CARRBORO – New sidewalks and bike lanes could be coming to the Town of Carrboro. The upgrades are meant to improve access to four transit stops across town, and it’s something that many neighbors have said would make the town safer.
“One of the reasons that we were so pleased to move to Carrboro is because it seemed like an urban environment in a small town. We can walk everywhere and bike to work and school, except it is not so easy to walk,” said UNC Professor Kurt Gray, who lives on S. Greensboro St.
Gray spoke at Tuesday’s Board of Aldermen meeting and said that creating more sidewalks in the Town has been a long-time desire for many of his neighbors.
Four sites were given priority for the improvements by the Board of Aldermen.
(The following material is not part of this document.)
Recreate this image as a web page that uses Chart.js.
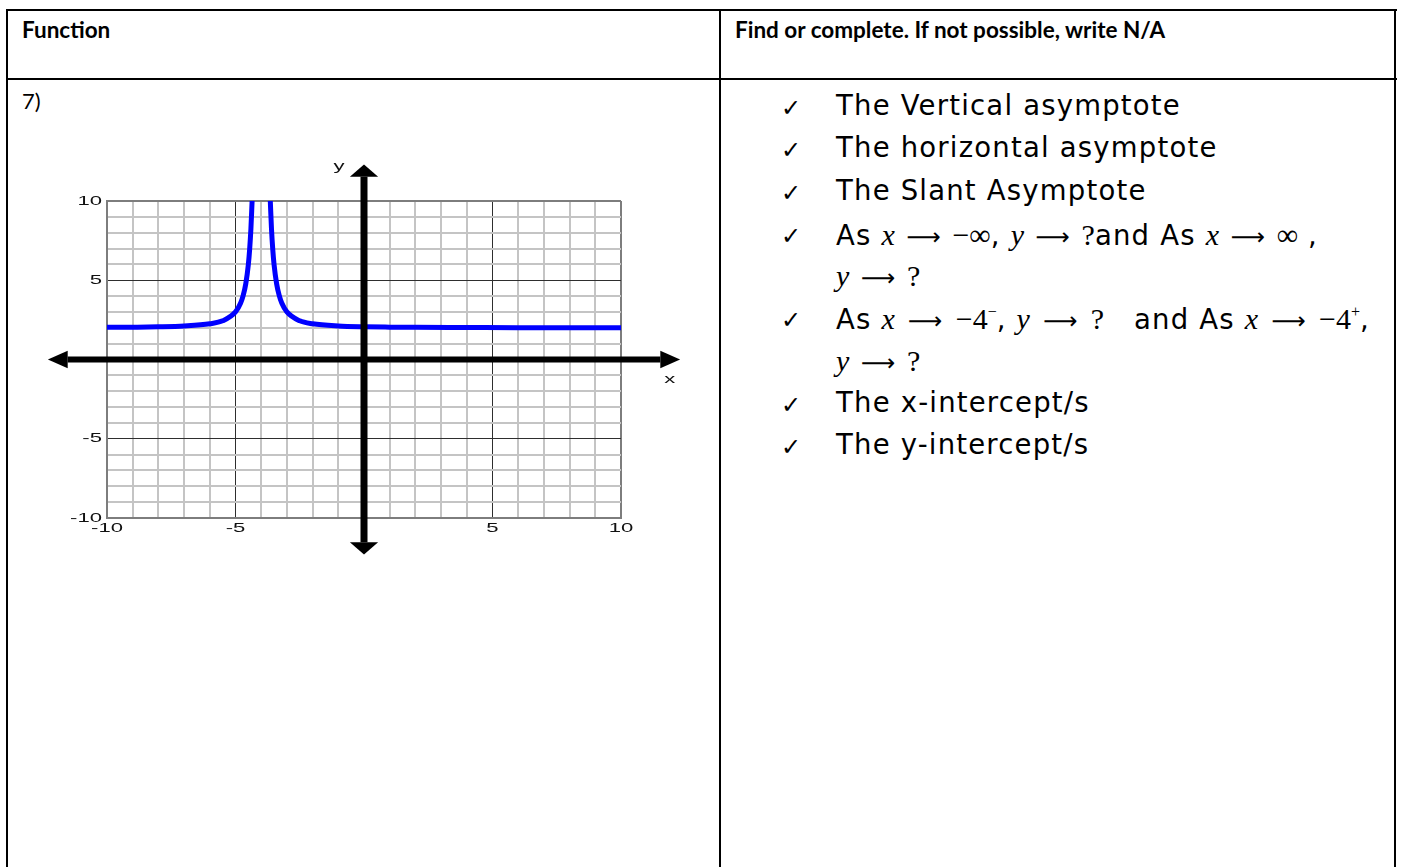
<!DOCTYPE html>
<html>
<head>
<meta charset="utf-8">
<script src="https://cdn.jsdelivr.net/npm/chart.js@4/dist/chart.umd.min.js"></script>
<style>
  html, body { margin:0; padding:0; background:#fff; }
  body { width:1403px; height:867px; position:relative; overflow:hidden; }
  .ln { position:absolute; background:#000; }
  .t { position:absolute; white-space:nowrap; color:#000; line-height:1; }
  .hd { font-family:Lato, "Open Sans", sans-serif; font-weight:700; font-size:22.5px; }
  .it { font-family:"DejaVu Sans", sans-serif; font-size:27.5px; letter-spacing:1.2px; }
  .ck { position:absolute; font-family:"DejaVu Sans", sans-serif; font-size:24px; line-height:1; }
  .grp { display:inline-block; letter-spacing:0; }
  .m { font-family:"Liberation Serif", "DejaVu Serif", serif; font-size:30px; }
  .mi { font-style:italic; }
  .ar { font-family:"DejaVu Sans", sans-serif; font-size:24px; margin:0 3px; }
  sup { font-size:16px; vertical-align: 12px; line-height:0; }
  #wrap { position:absolute; left:20px; top:150px; width:680px; height:420px; }
</style>
</head>
<body>
<!-- table rules -->
<div class="ln" style="left:6px; top:9px; width:1391px; height:2px;"></div>
<div class="ln" style="left:6px; top:78px; width:1391px; height:2px;"></div>
<div class="ln" style="left:6px; top:9px; width:2px; height:858px;"></div>
<div class="ln" style="left:719px; top:9px; width:2px; height:858px;"></div>
<div class="ln" style="left:1394px; top:9px; width:2px; height:858px;"></div>

<div class="t hd" style="left:22px; top:19px;">Function</div>
<div class="t hd" style="left:735px; top:19px;">Find or complete. If not possible, write N/A</div>
<div class="t" style="left:22px; top:90px; font-family:Lato, sans-serif; font-size:22px;">7)</div>

<div id="items"></div>

<div id="wrap"><canvas id="c" width="680" height="420"></canvas></div>

<script>
// ---- data ----
const xTickLabels = ['-10', '-5', '5', '10'];
const yTickLabels = ['10', '5', '-5', '-10'];
const leftBranchX  = [-10, -9, -8, -7, -6, -5.5, -5, -4.8, -4.7, -4.6, -4.5, -4.45, -4.4, -4.354];
const leftBranchY  = [2.03, 2.04, 2.06, 2.11, 2.25, 2.44, 3.0, 3.56, 4.04, 4.78, 6.0, 6.94, 8.25, 10];
const rightBranchX = [-3.646, -3.6, -3.55, -3.5, -3.4, -3.3, -3.2, -3, -2.5, -2, -1, 0, 1, 2, 4, 6, 8, 10];
const rightBranchY = [10, 8.25, 6.94, 6.0, 4.78, 4.04, 3.56, 3.0, 2.44, 2.25, 2.11, 2.06, 2.04, 2.03, 2.02, 2.01, 2.01, 2.01];
const axisReach = 12.3;   // arrow tips, in axis units
const arrowLen = 0.77;
const arrowHalf = 0.55;

// ---- checklist on the right ----
const g = (vName, rhs) => '<span class="grp"><span class="m mi">' + vName + '</span><span class="ar">⟶</span><span class="m">' + rhs + '</span></span>';
const itemRows = [
  { y: 108, check: true,  html: 'The Vertical asymptote' },
  { y: 150, check: true,  html: 'The horizontal asymptote' },
  { y: 193, check: true,  html: 'The Slant Asymptote' },
  { y: 236, check: true,  right: 1318, html: 'As ' + g('x', '−∞') + ', ' + g('y', '?') + 'and As ' + g('x', '∞') + ' ,' },
  { y: 277, check: false, html: g('y', '?') },
  { y: 320, check: true,  right: 1370, html: 'As ' + g('x', '−4<sup>−</sup>') + ', ' + g('y', '?') + '&nbsp;&nbsp; and As ' + g('x', '−4<sup>+</sup>') + ',' },
  { y: 362, check: false, html: g('y', '?') },
  { y: 405, check: true,  html: 'The x-intercept/s' },
  { y: 447, check: true,  html: 'The y-intercept/s' }
];
const itemsEl = document.getElementById('items');
let arrowGap = null;
itemRows.forEach(r => {
  if (r.check) {
    const c = document.createElement('div');
    c.className = 'ck';
    c.style.left = '781px';
    c.style.top = (r.y - 12) + 'px';
    c.textContent = '✓';
    itemsEl.appendChild(c);
  }
  const d = document.createElement('div');
  d.className = 't it';
  d.style.left = '836px';
  d.style.top = (r.y - 16) + 'px';
  d.innerHTML = r.html;
  itemsEl.appendChild(d);
  if (r.right) {
    // widen the space round the arrows so the line ends where the source line ends
    const arrows = d.querySelectorAll('.ar');
    const extra = r.right - d.getBoundingClientRect().right;
    if (extra > 0) {
      const gap = 3 + extra / (2 * arrows.length);
      arrows.forEach(a => { a.style.margin = '0 ' + gap + 'px'; });
      arrowGap = arrowGap === null ? gap : Math.min(arrowGap, gap);
    }
  }
});
if (arrowGap !== null) {
  itemsEl.querySelectorAll('.t').forEach(d => {
    if (d.textContent.trim().startsWith('y')) d.querySelectorAll('.ar').forEach(a => { a.style.margin = '0 ' + arrowGap + 'px'; });
  });
}

// ---- chart ----
const pts = (xs, ys) => xs.map((x, i) => ({ x, y: ys[i] }));

function gridColor(val) {
  if (Math.abs(val) === 10 || val === 0) return '#7d7d7d';
  if (val % 5 === 0) return '#2e2e2e';
  return '#c4c4c4';
}
function gridWidth(val) {
  if (Math.abs(val) === 10) return 2;
  if (val % 5 === 0) return 1;
  return 2;
}

const axesPlugin = {
  id: 'arrowAxes',
  afterDatasetsDraw(chart) {
    const ctx = chart.ctx;
    const xs = chart.scales.x, ys = chart.scales.y;
    const X = val => xs.getPixelForValue(val), Y = val => ys.getPixelForValue(val);
    ctx.save();
    ctx.fillStyle = '#000';
    ctx.strokeStyle = '#000';
    ctx.lineWidth = 7;
    ctx.beginPath();
    ctx.moveTo(X(0), Y(axisReach - arrowLen));
    ctx.lineTo(X(0), Y(-axisReach + arrowLen));
    ctx.stroke();
    ctx.lineWidth = 6;
    ctx.beginPath();
    ctx.moveTo(X(-axisReach + arrowLen), Y(0));
    ctx.lineTo(X(axisReach - arrowLen), Y(0));
    ctx.stroke();
    const tri = (a, b, c) => {
      ctx.beginPath();
      ctx.moveTo(a[0], a[1]); ctx.lineTo(b[0], b[1]); ctx.lineTo(c[0], c[1]);
      ctx.closePath(); ctx.fill();
    };
    const bY = axisReach - arrowLen;
    tri([X(0), Y(axisReach)], [X(-arrowHalf), Y(bY)], [X(arrowHalf), Y(bY)]);
    tri([X(0), Y(-axisReach)], [X(-arrowHalf), Y(-bY)], [X(arrowHalf), Y(-bY)]);
    tri([X(-axisReach), Y(0)], [X(-bY), Y(arrowHalf)], [X(-bY), Y(-arrowHalf)]);
    tri([X(axisReach), Y(0)], [X(bY), Y(arrowHalf)], [X(bY), Y(-arrowHalf)]);

    // labels, horizontally stretched like the source image
    ctx.font = '13px "Liberation Sans", Arial, sans-serif';
    ctx.fillStyle = '#111';
    ctx.textBaseline = 'middle';
    const stretchText = (s, px, py, align) => {
      ctx.save(); ctx.translate(px, py); ctx.scale(1.7, 1);
      ctx.textAlign = align; ctx.fillText(s, 0, 0); ctx.restore();
    };
    yTickLabels.forEach(l => stretchText(l, xs.left - 5, Y(Number(l)), 'right'));
    xTickLabels.forEach(l => stretchText(l, X(Number(l)), ys.bottom + 10, 'center'));
    stretchText('y', X(-0.97), Y(12.2), 'center');
    stretchText('x', X(11.9), Y(-1.25), 'center');
    ctx.restore();
  }
};

new Chart(document.getElementById('c'), {
  type: 'scatter',
  data: {
    datasets: [
      { data: pts(leftBranchX, leftBranchY), borderColor: '#0000ff', backgroundColor: '#0000ff' },
      { data: pts(rightBranchX, rightBranchY), borderColor: '#0000ff', backgroundColor: '#0000ff' }
    ]
  },
  options: {
    responsive: false,
    devicePixelRatio: 1,
    animation: false,
    layout: { padding: { left: 0, top: 51, right: 79, bottom: 0 } },
    datasets: {
      scatter: {
        showLine: true,
        borderWidth: 5,
        pointRadius: 0,
        pointHoverRadius: 0,
        cubicInterpolationMode: 'monotone',
        borderCapStyle: 'butt',
        fill: false
      }
    },
    plugins: { legend: { display: false }, tooltip: { enabled: false } },
    scales: {
      x: {
        type: 'linear', min: -10, max: 10,
        afterFit(s) { s.height = 52; },
        border: { display: true, color: '#7d7d7d', width: 2 },
        grid: {
          drawTicks: false,
          color: c => gridColor(c.tick.value),
          lineWidth: c => gridWidth(c.tick.value)
        },
        ticks: { display: false, stepSize: 1, autoSkip: false }
      },
      y: {
        type: 'linear', min: -10, max: 10,
        afterFit(s) { s.width = 87; },
        border: { display: true, color: '#7d7d7d', width: 2 },
        grid: {
          drawTicks: false,
          color: c => gridColor(c.tick.value),
          lineWidth: c => gridWidth(c.tick.value)
        },
        ticks: { display: false, stepSize: 1, autoSkip: false }
      }
    }
  },
  plugins: [axesPlugin]
});
</script>
</body>
</html>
S. Greensboro St. was at the top of that list, followed by Estes Dr., W. Main St., and Old Fayetteville Rd.
Board member Jacquelyn Gist said that many Carrboro residents depend on walking, biking, and using the transit system as their main mode of transportation, instead of driving.
“I’d like us in making these decisions to think about having the best impact on folks for whom public transportation, their feet and wheels, are the only primary transportation that they can afford,” Gist said.
Mayor Mark Chilton said he supported the initiative, but said that he was concerned that installing sidewalks on the west side of S. Greensboro St. might upset some residents.
“One of the issues is that for some of the houses on the west side (of S. Greensboro St.) is that the sidewalk would end up being very close to their front door when it is eventually built,” Chilton said.
Jeff Brubaker, the Town’s Transportation Planner, said the funding for the improvements will come from the half-cent sales tax, which was approved by voters in November of last year.
Revenues from the tax are allocated in accordance with the Bus and Rail Investment Plan in Orange County (BRI Plan). That plan distributes funding for capital improvements to enhance bicycle and pedestrian access to transit stops. It is an Inter-local agreement between the Town of Carrboro, Orange County, Triangle Transit, and the Durham-Chapel Hill-Carrboro Metropolitan Planning Organization.
Revenues allocated through the BRI Plan have already resulted in improvements for the Chapel Hill Transit System, according to Brubaker. He said there’s about $6.7 million of the funding currently allocated as part of the BRI Plan, meant to be the local match to federal and state funding.
Town staff will present the list of four sites suggested for improved access to the Triangle Transit Board of Directors on Sept. 25.